| Problem description |
Below are some records. Output the lines from the first one through the line that holds "366.5, bottom: 313", exactly as written, with no pictures.
++++ Data rows ++++
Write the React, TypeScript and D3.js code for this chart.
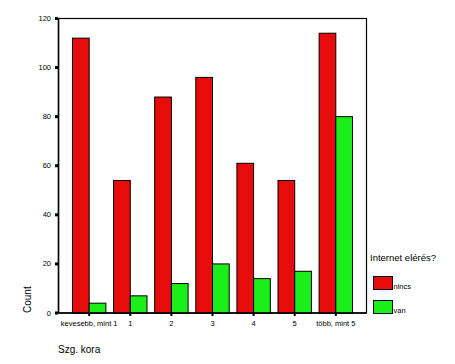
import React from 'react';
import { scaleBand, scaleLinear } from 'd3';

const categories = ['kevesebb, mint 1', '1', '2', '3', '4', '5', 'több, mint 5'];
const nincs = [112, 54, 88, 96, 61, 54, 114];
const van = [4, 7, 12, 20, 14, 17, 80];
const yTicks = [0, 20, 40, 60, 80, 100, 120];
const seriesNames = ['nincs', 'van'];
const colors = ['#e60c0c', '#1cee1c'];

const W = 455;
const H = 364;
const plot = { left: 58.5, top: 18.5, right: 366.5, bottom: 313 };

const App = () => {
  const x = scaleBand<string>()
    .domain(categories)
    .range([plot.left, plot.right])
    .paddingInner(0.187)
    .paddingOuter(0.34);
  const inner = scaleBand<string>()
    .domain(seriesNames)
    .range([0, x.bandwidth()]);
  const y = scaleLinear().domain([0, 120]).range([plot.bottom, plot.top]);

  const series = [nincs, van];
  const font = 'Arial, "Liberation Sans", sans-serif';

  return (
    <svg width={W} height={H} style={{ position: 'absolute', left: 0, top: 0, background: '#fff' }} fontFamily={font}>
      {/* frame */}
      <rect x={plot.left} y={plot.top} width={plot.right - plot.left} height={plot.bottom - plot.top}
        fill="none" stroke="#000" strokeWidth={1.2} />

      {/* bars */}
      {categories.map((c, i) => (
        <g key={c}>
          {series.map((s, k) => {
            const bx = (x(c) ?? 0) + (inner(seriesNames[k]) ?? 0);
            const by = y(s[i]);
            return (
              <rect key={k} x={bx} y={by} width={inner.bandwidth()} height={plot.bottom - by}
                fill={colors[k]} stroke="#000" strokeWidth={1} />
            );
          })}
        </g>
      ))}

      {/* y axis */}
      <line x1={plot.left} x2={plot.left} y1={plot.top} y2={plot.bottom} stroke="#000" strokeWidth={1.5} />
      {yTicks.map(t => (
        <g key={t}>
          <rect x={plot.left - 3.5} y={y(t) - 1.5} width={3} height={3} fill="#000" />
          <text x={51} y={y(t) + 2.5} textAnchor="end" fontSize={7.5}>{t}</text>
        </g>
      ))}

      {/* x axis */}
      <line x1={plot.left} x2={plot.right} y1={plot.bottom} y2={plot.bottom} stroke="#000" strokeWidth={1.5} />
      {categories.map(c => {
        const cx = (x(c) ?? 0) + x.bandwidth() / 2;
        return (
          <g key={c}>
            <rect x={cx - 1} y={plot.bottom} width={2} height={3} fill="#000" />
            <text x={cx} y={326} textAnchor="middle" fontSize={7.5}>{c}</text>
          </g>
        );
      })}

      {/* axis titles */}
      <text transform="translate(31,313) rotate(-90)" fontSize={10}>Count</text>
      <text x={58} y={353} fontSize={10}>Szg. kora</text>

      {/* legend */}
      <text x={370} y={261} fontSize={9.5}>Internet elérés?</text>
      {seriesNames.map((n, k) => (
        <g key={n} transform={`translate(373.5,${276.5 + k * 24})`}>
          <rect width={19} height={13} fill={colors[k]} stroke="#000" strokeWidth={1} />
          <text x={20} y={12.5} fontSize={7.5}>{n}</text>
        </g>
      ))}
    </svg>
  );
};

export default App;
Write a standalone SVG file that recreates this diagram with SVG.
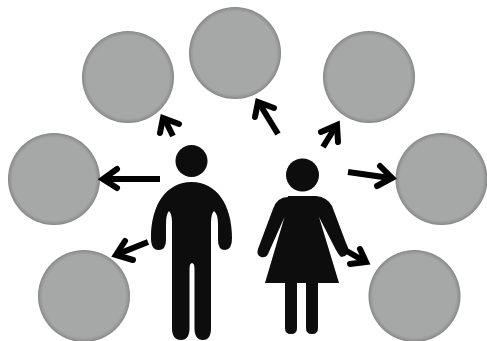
++++
| Solution to the problem |
Write the React, TypeScript and D3.js code for this chart.
import React from 'react';
import { scaleBand, scaleLinear } from 'd3';

const categories = ['kevesebb, mint 1', '1', '2', '3', '4', '5', 'több, mint 5'];
const nincs = [112, 54, 88, 96, 61, 54, 114];
const van = [4, 7, 12, 20, 14, 17, 80];
const yTicks = [0, 20, 40, 60, 80, 100, 120];
const seriesNames = ['nincs', 'van'];
const colors = ['#e60c0c', '#1cee1c'];

const W = 455;
const H = 364;
const plot = { left: 58.5, top: 18.5, right: 366.5, bottom: 313 };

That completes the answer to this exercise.